54才の主婦・後藤菜摘さん(仮名)は昨年12月、北海道に進学した娘の下宿先に遊びに行った。娘と一緒に地元で有名なシーフードカレーを食べ、下宿先に歩いて戻ったその1時間後のこと。後藤さんの体に突然、異変が起こる。
「首のあたりに違和感を覚えて鏡を見ると、じんましんが出て真っ赤になっていたんです。“急に暖かい部屋に入ったから?”と思って薬箱を探しているうちに、口の中が腫れているような感じがしてきました。病院に行った方がいいかと思って娘の部屋を出て、ひとりでエレベーターに乗り込んだところで急に気持ちが悪くなり、1階に着いた時には体が動かなくなっていました」(後藤さん)

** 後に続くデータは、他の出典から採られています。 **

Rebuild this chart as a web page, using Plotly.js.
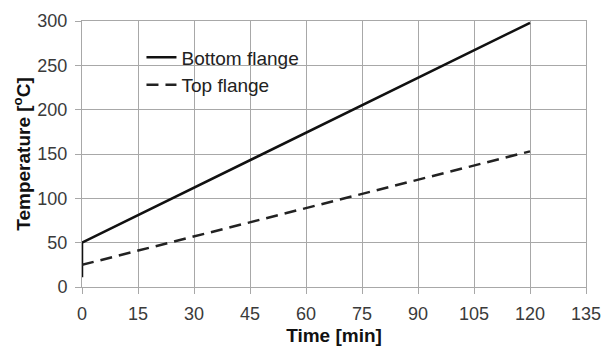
<!DOCTYPE html>
<html>
<head>
<meta charset="utf-8">
<script src="https://cdn.plot.ly/plotly-3.0.1.min.js"></script>
<style>html,body{margin:0;padding:0;background:#fff;}#chart{width:611px;height:347px;}</style>
</head>
<body>
<div id="chart"></div>
<script>
const seriesNames = ["Bottom flange", "Top flange"];
const bottomTime = [0, 0, 120];
const bottomTemp = [11, 50, 298];
const topTime = [0, 120];
const topTemp = [25, 153];
const xTicks = [0, 15, 30, 45, 60, 75, 90, 105, 120, 135];
const yTicks = [0, 50, 100, 150, 200, 250, 300];

const traces = [
  {x: bottomTime, y: bottomTemp, name: seriesNames[0], mode: "lines",
   line: {color: "#111", width: 2.5}},
  {x: topTime, y: topTemp, name: seriesNames[1], mode: "lines",
   line: {color: "#222", width: 2.5, dash: "12px,7px"}}
];

const axisCommon = {
  showgrid: true, gridcolor: "#a8a8a8", gridwidth: 1,
  showline: true, linecolor: "#a8a8a8", linewidth: 1, mirror: true,
  ticks: "outside", ticklen: 6, tickcolor: "#a8a8a8",
  ticklabelstandoff: 4,
  zeroline: false,
  tickfont: {family: "Liberation Sans, Arial, sans-serif", size: 18, color: "#3a3a3a"}
};

const layout = {
  width: 611, height: 347,
  margin: {l: 82, r: 25, t: 21, b: 60},
  paper_bgcolor: "#fff", plot_bgcolor: "#fff",
  showlegend: true,
  legend: {x: 0.118, y: 0.935, xanchor: "left", yanchor: "top", bgcolor: "rgba(0,0,0,0)",
    font: {family: "Liberation Sans, Arial, sans-serif", size: 19, color: "#222"}},
  xaxis: Object.assign({}, axisCommon, {
    range: [0, 135], tickvals: xTicks,
    title: {text: "Time [min]", standoff: 6,
      font: {family: "Liberation Sans, Arial, sans-serif", size: 19, color: "#111", weight: "bold"}}
  }),
  yaxis: Object.assign({}, axisCommon, {
    range: [0, 300], tickvals: yTicks,
    title: {text: "Temperature [<sup>o</sup>C]", standoff: 1,
      font: {family: "Liberation Sans, Arial, sans-serif", size: 19, color: "#111", weight: "bold"}}
  })
};

Plotly.newPlot("chart", traces, layout, {displayModeBar: false, staticPlot: true});
</script>
</body>
</html>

なんとか部屋にいる娘に電話をかけ、タクシーを呼んでもらって病院へ。診察した医師にこう告げられた。
「典型的なアナフィラキシーショックです。それも重篤な状態です」
まさか自分が…後藤さんは意識が遠のく中、注射、点滴などの治療を受け、入院はしなかったものの、娘の部屋で1日安静にして過ごした。後藤さんはこう振り返る。
「それまでアレルギーとは無縁だったので、本当に驚きました。診断では何が原因かははっきりわからず、おそらく海鮮だろうということでした。シーフードカレーに入っていたのは、えびやムール貝、かき、ほたて。どれもこれまでは平気で食べていたのに…」
アナフィラキシーショックとは、アレルギーの原因となる物質(アレルゲン)を体内に取り込んだ後に出る症状で、咳やじんましんのほか、呼吸困難や意識消失などを引き起こし、最悪の場合、命を落とすことさえある。食物アレルギーの場合、即時型と非即時型の2つのタイプがあるが、ほとんどは原因となる食べ物を食べてから主に2時間以内に症状が出る即時型だ。
「あの時、もし娘と一緒じゃなかったらと思うと本当にゾッとします。魚介類はもう食べないようにしていますが、外食の料理の中に材料として入っているのを気づかずに食べてしまったら、と思うと不安でなりません」(後藤さん)
アレルギーといえば、アトピー性皮膚炎やぜんそく、食物アレルギーなど、子供のものというイメージがいまだ強いが、後藤さんのように大人になってから発症する人や、子供の頃のアレルギーが大人になっても治らない人が実は増えている。